Kein Lebenszeichen aus China Uigure versehentlich abgeschoben
06.08.2018, 14:54 Uhr
Immer wieder gibt es Abschiebe-Flüge (Foto Archiv). Ein Uigure wurde rechtswidrig abgeschoben.
(Foto: picture alliance / Patrick Seege)
Bayerische Behörden schieben einen Asylbewerber rechtswidrig nach China ab, obwohl er noch ein laufendes Verfahren hat. Der Fall ist brisant, weil er Teil der uigurischen Minderheit ist. Diese wird in China verfolgt. Derzeit gibt es kein Lebenszeichen des Mannes.
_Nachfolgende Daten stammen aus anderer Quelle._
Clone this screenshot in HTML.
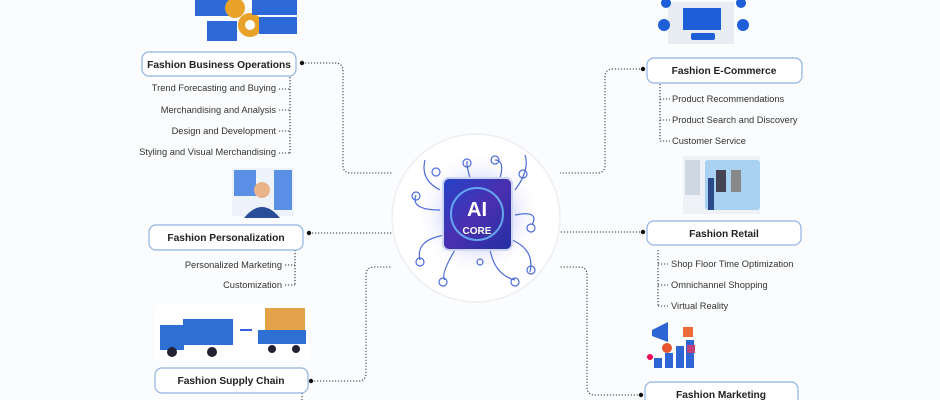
<!DOCTYPE html>
<html><head><meta charset="utf-8"><style>
html,body{margin:0;padding:0;width:940px;height:400px;overflow:hidden;background:#fbfcfd;}
svg{display:block}
text{font-family:"Liberation Sans",sans-serif;fill:#222;}
.h{font-size:10.2px;font-weight:bold;}
.s{font-size:9.3px;fill:#333;}
.box{fill:#fff;stroke:#8fb4e0;stroke-width:1.2;}
.d{fill:none;stroke:#333;stroke-width:1.1;stroke-dasharray:1.2 1.8;}
</style></head><body>
<svg width="940" height="400" viewBox="0 0 940 400">
<defs>
<radialGradient id="glow" cx="50%" cy="50%" r="50%"><stop offset="0" stop-color="#6a6cf0" stop-opacity=".55"/><stop offset=".6" stop-color="#8a8cf5" stop-opacity=".2"/><stop offset="1" stop-color="#fff" stop-opacity="0"/></radialGradient>
<linearGradient id="chip" x1="0" y1="0" x2="1" y2="1"><stop offset="0" stop-color="#2443c8"/><stop offset=".5" stop-color="#4a2fb0"/><stop offset="1" stop-color="#2230a0"/></linearGradient>
</defs>
<path class="d" d="M302 63 H335 Q343 63 343 71 V165 Q343 173 351 173 H392"/>
<path class="d" d="M309 233 H392"/>
<path class="d" d="M311 381 H358 Q366 381 366 373 V275 Q366 267 374 267 H392"/>
<path class="d" d="M643 69 H613 Q605 69 605 77 V165 Q605 173 597 173 H560"/>
<path class="d" d="M643 232 H560"/>
<path class="d" d="M641 395 H595 Q587 395 587 387 V275 Q587 267 579 267 H560"/>
<path class="d" d="M290 77 V154 M279 89 H290 M279 110 H290 M279 131 H290 M279 153 H290"/>
<path class="d" d="M295 250 V285 M285 265 H295 M285 285 H295"/>
<path class="d" d="M302 393 V400"/>
<path class="d" d="M660 84 V141 M660 99 H670 M660 120 H670 M660 141 H670"/>
<path class="d" d="M658 250 V306 M658 264 H668 M658 285 H668 M658 306 H668"/>
<g fill="#111"><circle cx="302" cy="63" r="2.2"/><circle cx="309" cy="233" r="2.2"/><circle cx="311" cy="381" r="2.2"/><circle cx="643" cy="69" r="2.2"/><circle cx="643" cy="232" r="2.2"/><circle cx="641" cy="395" r="2.2"/></g>
<circle cx="476" cy="218" r="84" fill="#fff" stroke="#eceef3" stroke-width="1.5"/>
<circle cx="478" cy="214" r="62" fill="url(#glow)"/>
<g fill="none" stroke="#4d6bd8" stroke-width="1.2">
<path d="M440 190 Q420 180 425 160 M445 235 Q415 240 420 260 M515 190 Q530 170 525 155 M512 240 Q535 250 530 272 M470 178 Q465 160 468 162 M490 250 Q495 275 515 280 M455 250 Q440 275 445 280 M500 178 Q505 160 495 160 M440 210 Q410 210 416 195 M515 215 Q540 210 532 225"/>
<circle cx="436" cy="172" r="4"/><circle cx="467" cy="163" r="4"/><circle cx="495" cy="160" r="4"/><circle cx="523" cy="174" r="4"/><circle cx="531" cy="228" r="4"/><circle cx="531" cy="270" r="4"/><circle cx="420" cy="262" r="4"/><circle cx="416" cy="196" r="4"/><circle cx="443" cy="282" r="4"/><circle cx="515" cy="282" r="4"/><circle cx="480" cy="262" r="3"/>
</g>
<rect x="443" y="178" width="69" height="72" rx="6" fill="url(#chip)" stroke="#cdd6f5" stroke-width="2"/>
<circle cx="477" cy="214" r="26" fill="none" stroke="#6fc3ff" stroke-width="2" opacity=".8"/>
<text x="477" y="216" text-anchor="middle" style="font-size:20px;font-weight:bold;fill:#fff">AI</text>
<text x="477" y="234" text-anchor="middle" style="font-size:10px;font-weight:bold;fill:#fff">CORE</text>
<rect class="box" x="142" y="52" width="154" height="24" rx="7"/><text class="h" x="219" y="68" text-anchor="middle">Fashion Business Operations</text>
<rect class="box" x="149" y="225" width="154" height="25" rx="7"/><text class="h" x="226" y="241" text-anchor="middle">Fashion Personalization</text>
<rect class="box" x="155" y="368" width="153" height="25" rx="7"/><text class="h" x="231" y="384" text-anchor="middle">Fashion Supply Chain</text>
<rect class="box" x="647" y="58" width="155" height="25" rx="7"/><text class="h" x="724" y="74" text-anchor="middle">Fashion E-Commerce</text>
<rect class="box" x="647" y="221" width="154" height="24" rx="7"/><text class="h" x="724" y="237" text-anchor="middle">Fashion Retail</text>
<rect class="box" x="645" y="382" width="153" height="25" rx="7"/><text class="h" x="721" y="398" text-anchor="middle">Fashion Marketing</text>
<text class="s" x="276" y="91" text-anchor="end">Trend Forecasting and Buying</text>
<text class="s" x="276" y="113" text-anchor="end">Merchandising and Analysis</text>
<text class="s" x="276" y="134" text-anchor="end">Design and Development</text>
<text class="s" x="276" y="155" text-anchor="end">Styling and Visual Merchandising</text>
<text class="s" x="282" y="268" text-anchor="end">Personalized Marketing</text>
<text class="s" x="282" y="288" text-anchor="end">Customization</text>
<text class="s" x="672" y="102">Product Recommendations</text>
<text class="s" x="672" y="123">Product Search and Discovery</text>
<text class="s" x="672" y="144">Customer Service</text>
<text class="s" x="671" y="267">Shop Floor Time Optimization</text>
<text class="s" x="671" y="288">Omnichannel Shopping</text>
<text class="s" x="671" y="309">Virtual Reality</text>
<g>
<rect x="195" y="0" width="35" height="16" fill="#2d6ad8"/><circle cx="235" cy="8" r="10" fill="#e8a22a"/><circle cx="250" cy="25" r="12" fill="#e8a22a"/><circle cx="250" cy="25" r="5" fill="#fff"/>
<rect x="252" y="0" width="45" height="15" fill="#2d6ad8"/><rect x="207" y="21" width="30" height="20" fill="#2d6ad8"/><rect x="259" y="17" width="38" height="17" fill="#2d6ad8"/>
<rect x="668" y="2" width="66" height="42" fill="#e8ecf3"/><rect x="683" y="8" width="38" height="22" fill="#1e5ed8"/><rect x="691" y="33" width="24" height="7" rx="2" fill="#1e5ed8"/>
<circle cx="666" cy="3" r="5" fill="#1e5ed8"/><circle cx="664" cy="25" r="6" fill="#1e5ed8"/><circle cx="741" cy="3" r="5" fill="#1e5ed8"/><circle cx="743" cy="25" r="6" fill="#1e5ed8"/>
<rect x="232" y="168" width="62" height="48" fill="#eef3fb"/><rect x="234" y="170" width="22" height="26" fill="#5a8fe6"/><rect x="274" y="170" width="18" height="40" fill="#5a8fe6"/><circle cx="262" cy="190" r="8" fill="#e9b48a"/><path d="M244 218 Q262 196 280 218Z" fill="#2a4d9a"/>
<rect x="683" y="156" width="77" height="58" fill="#eef2f7"/><rect x="705" y="160" width="55" height="50" rx="3" fill="#a9d1f2"/><rect x="716" y="170" width="10" height="22" fill="#445"/><rect x="731" y="170" width="10" height="22" fill="#888"/><rect x="708" y="178" width="6" height="32" fill="#2b4a8a"/><rect x="685" y="160" width="15" height="35" fill="#cfd7e2"/>
<rect x="155" y="305" width="155" height="55" fill="#fff"/><rect x="183" y="319" width="50" height="26" fill="#2e6fd4"/><rect x="160" y="325" width="24" height="25" fill="#2e6fd4"/><circle cx="172" cy="352" r="5" fill="#223"/><circle cx="212" cy="352" r="5" fill="#223"/><path d="M240 330 H252" stroke="#3462e0" stroke-width="2"/>
<rect x="265" y="308" width="40" height="25" fill="#e4a24a"/><rect x="258" y="330" width="48" height="14" fill="#2e6fd4"/><circle cx="272" cy="349" r="4" fill="#223"/><circle cx="296" cy="349" r="4" fill="#223"/>
<rect x="654" y="358" width="8" height="10" fill="#2d66d4"/><rect x="665" y="353" width="8" height="15" fill="#2d66d4"/><rect x="676" y="346" width="8" height="22" fill="#2d66d4"/><rect x="686" y="340" width="8" height="28" fill="#2d66d4"/>
<path d="M652 330 L668 322 V342 L652 336Z" fill="#2d66d4"/><circle cx="667" cy="348" r="5" fill="#e8552e"/><rect x="683" y="327" width="10" height="10" fill="#ed6a3b"/><rect x="687" y="345" width="8" height="8" fill="#c0407a"/><circle cx="650" cy="357" r="3" fill="#e05"/>
</g>
</svg>
</body></html>
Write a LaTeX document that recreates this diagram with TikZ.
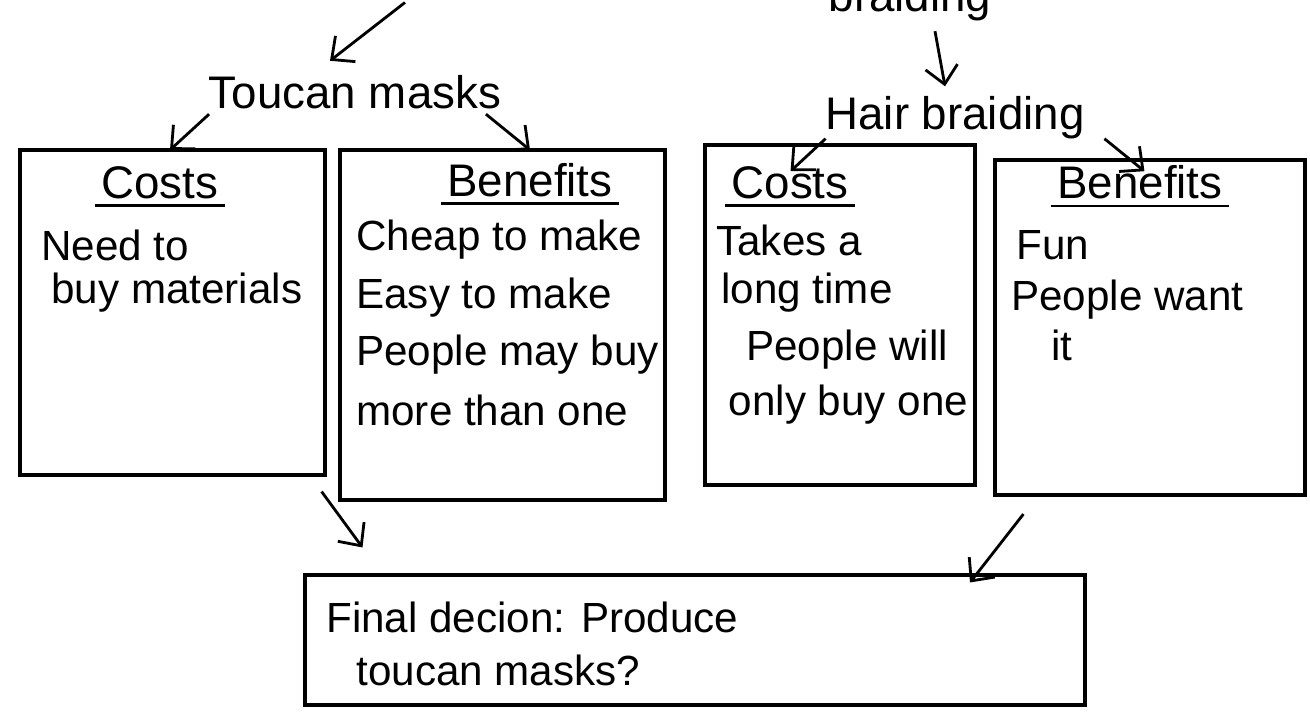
\documentclass[tikz,border=0pt]{standalone}
\usepackage{fontspec}
\setmainfont{Liberation Sans}
\usetikzlibrary{arrows.meta,positioning}

\begin{document}
\begin{tikzpicture}[
    thick,
    line width=1.6pt,
    >={Straight Barb[length=3.5mm,width=6.5mm]},
    box node/.style={rectangle,draw,line width=1.8pt,inner sep=0pt},
    head node/.style={font=\fontsize{26}{30}\selectfont,inner sep=2pt},
    title node/.style={font=\fontsize{26}{30}\selectfont,inner sep=3pt},
    item node/.style={anchor=west,font=\fontsize{24}{28}\selectfont,inner sep=0pt}
]
\useasboundingbox (0,0) rectangle (26.2,14.3);
\clip (0,0) rectangle (26.2,14.3);

% Top (cut off)
\coordinate (topleft) at (8.1,14.25);
\node[head node] (braidtop) at (18.2,14.3) {braiding};

% Options
\node[head node] (toucan) at (7.1,12.45) {Toucan masks};
\node[head node] (hair) at (19.1,11.95) {Hair braiding};

% Toucan masks: costs
\node[box node, minimum width=6.1cm, minimum height=6.5cm] (costA) at (3.45,8.05) {};
\node[title node] (costAt) at (3.2,10.65) {Costs};
\node[item node] (costA1) at (0.8,9.4) {Need to};
\node[item node] (costA2) at (1.0,8.45) {buy materials};

% Toucan masks: benefits
\node[box node, minimum width=6.5cm, minimum height=7.0cm] (benA) at (10.05,7.8) {};
\node[title node] (benAt) at (10.6,10.7) {Benefits};
\node[item node] (benA1) at (7.1,9.5) {Cheap to make};
\node[item node] (benA2) at (7.1,8.35) {Easy to make};
\node[item node] (benA3) at (7.1,7.2) {People may buy};
\node[item node] (benA4) at (7.1,6.1) {more than one};

% Hair braiding: costs
\node[box node, minimum width=5.4cm, minimum height=6.8cm] (costB) at (16.8,8.0) {};
\node[title node] (costBt) at (15.8,10.65) {Costs};
\node[item node] (costB1) at (14.3,9.5) {Takes a};
\node[item node] (costB2) at (14.4,8.45) {long time};
\node[item node] (costB3) at (14.9,7.3) {People will};
\node[item node] (costB4) at (14.55,6.2) {only buy one};

% Hair braiding: benefits
\node[box node, minimum width=6.2cm, minimum height=6.7cm] (benB) at (23.0,7.75) {};
\node[title node] (benBt) at (22.8,10.65) {Benefits};
\node[item node] (benB1) at (20.3,9.4) {Fun};
\node[item node] (benB2) at (20.2,8.3) {People want};
\node[item node] (benB3) at (21.0,7.4) {it};

% Decision
\node[box node, minimum width=15.6cm, minimum height=2.6cm] (final) at (13.9,1.5) {};
\node[item node] (final1) at (6.5,1.95) {Final decion: Produce};
\node[item node] (final2) at (7.1,0.9) {toucan masks?};

% Underlines
\draw (costAt.south west) -- (costAt.south east);
\draw (benAt.south west) -- (benAt.south east);
\draw (costBt.south west) -- (costBt.south east);
\draw (benBt.south west) -- (benBt.south east);

% Arrows
\draw[->] (topleft) -- ([xshift=-0.5cm,yshift=0.2cm]toucan.north);
\draw[->] ([xshift=0.5cm,yshift=-0.1cm]braidtop.south) -- ([xshift=-0.2cm,yshift=0.1cm]hair.north);
\draw[->] ([xshift=0.1cm]toucan.south west) -- (3.4,11.3);
\draw[->] ([xshift=-0.4cm]toucan.south east) -- (10.6,11.3);
\draw[->] ([xshift=0.1cm,yshift=0.1cm]hair.south west) -- ([xshift=-0.6cm,yshift=-0.55cm]hair.south west);
\draw[->] ([xshift=0.3cm,yshift=0.1cm]hair.south east) -- ([xshift=1.1cm,yshift=-0.55cm]hair.south east);
\draw[->] ([xshift=-0.1cm,yshift=-0.3cm]costA.south east) -- (7.25,3.35);
\draw[->] ([xshift=0.6cm,yshift=-0.35cm]benB.south west) -- (19.4,2.65);

\end{tikzpicture}
\end{document}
Erneut ist es zu einer fehlerhaften Abschiebung gekommen: Die bayerischen Behörden haben einen uigurischen Asylbewerber wegen einer bürokratischen Panne trotz laufenden Verfahrens nach China abgeschoben. Der Mann wurde am 3. April in ein Flugzeug nach Peking gesetzt, obwohl über seinen Asylfolgeantrag noch nicht entschieden war. Das geht aus der Antwort von Innenminister Joachim Herrmann auf eine Anfrage der Grünen-Bundestagsabgeordneten Margarete Bause hervor. Demnach ging bei der zuständigen Ausländerbehörde in München "keine Mitteilung des Bundesamts" für Migration und Flüchtlinge über den Folgeantrag ein, heißt es in Herrmanns Brief, über den zuerst der Bayerische Rundfunk berichtete. Der Mann soll 22 oder 23 Jahre alt sein.
Die Abschiebung nach Peking erfolgte dem Bericht zufolge wenige Stunden vor einem Termin, bei dem der Mann seinen Asylfolgeantrag hätte mündlich begründen müssen. Hintergrund sei eine Behördenpanne. Das Bundesamt für Migration und Flüchtlinge (Bamf) habe an die zuständige Ausländerbehörde zwar ein Fax mit dem Hinweis auf den Termin geschickt. Dieses Fax sei aber wohl nicht angekommen. Die Ausländerbehörde teilte dem Sender mit, das Fax sei "trotz intensiver Recherche bis heute nicht aufgefunden worden". "Es haben umfangreiche Nachermittlungen stattgefunden, die leider ebenfalls nicht zur Aufklärung geführt haben", hieß es weiter.
Die Behörde bestätigte, dass ein Fehler vorliege. "Wir bedauern sehr, dass eine Abschiebung trotz eines wirksam gestellten Asylfolgeantrags erfolgt ist - es war nie die Absicht der Ausländerbehörde München, die Rechte des von der Abschiebung betroffenen Ausländers zu verkürzen." Auch das Bamf bestätigte demnach grundsätzlich, dass eine Abschiebung rechtlich in einer solchen Konstellation unzulässig sei. Seit der Ankunft des Mannes gebe es kein Lebenszeichen mehr von ihm, berichtete der Bayerische Rundfunk. Womöglich befinde sich der zuletzt in München lebende Mann im Gefängnis. Die Grünen sprachen von einem "Skandal" und einem Fall von "Behördenversagen".
Menschenrechtsverletzungen gegen die Uiguren
Margarete Bause kritisierte den Fall als "skandalösen Fall von Behördenversagen". Das Auswärtige Amt müsse den Mann finden und zurückzuholen. "Es geht um Leben und Tod", sagte sie. Nach Recherchen des britischen "Economist" könnten in Xinjiang seit 2016 bis zu eine halbe Million der ethnischen Minderheit der Uiguren in Arbeits- und Umerziehungslagern verschwunden sein. Die Menschenrechtsorganisation Human Rights Watch geht von massiven Menschenrechtsverletzungen aus. Der erste Asylantrag des 23-Jährigen war 2016 abgelehnt worden, weil er nach Einschätzung des Bundesamts legal mit einem gültigen Reisepass aus China ausgereist war und damit mutmaßlich nicht verfolgt wurde.
Erst vor Kurzem hatte der Fall eines Afghanen für Aufsehen gesorgt, der Anfang Juli mit einem Charterflug aus München in sein Heimatland abgeschoben worden war. Zwei Wochen später wurde bekannt, dass der 20-Jährige wegen eines laufenden Verfahrens am Verwaltungsgericht Greifswald zu diesem Zeitpunkt nicht hätte abgeschoben werden dürfen. Er hatte gegen die Ablehnung seines Asylantrags geklagt. In der Woche nach der Abschiebung hätte der Flüchtling vor Gericht angehört werden sollen.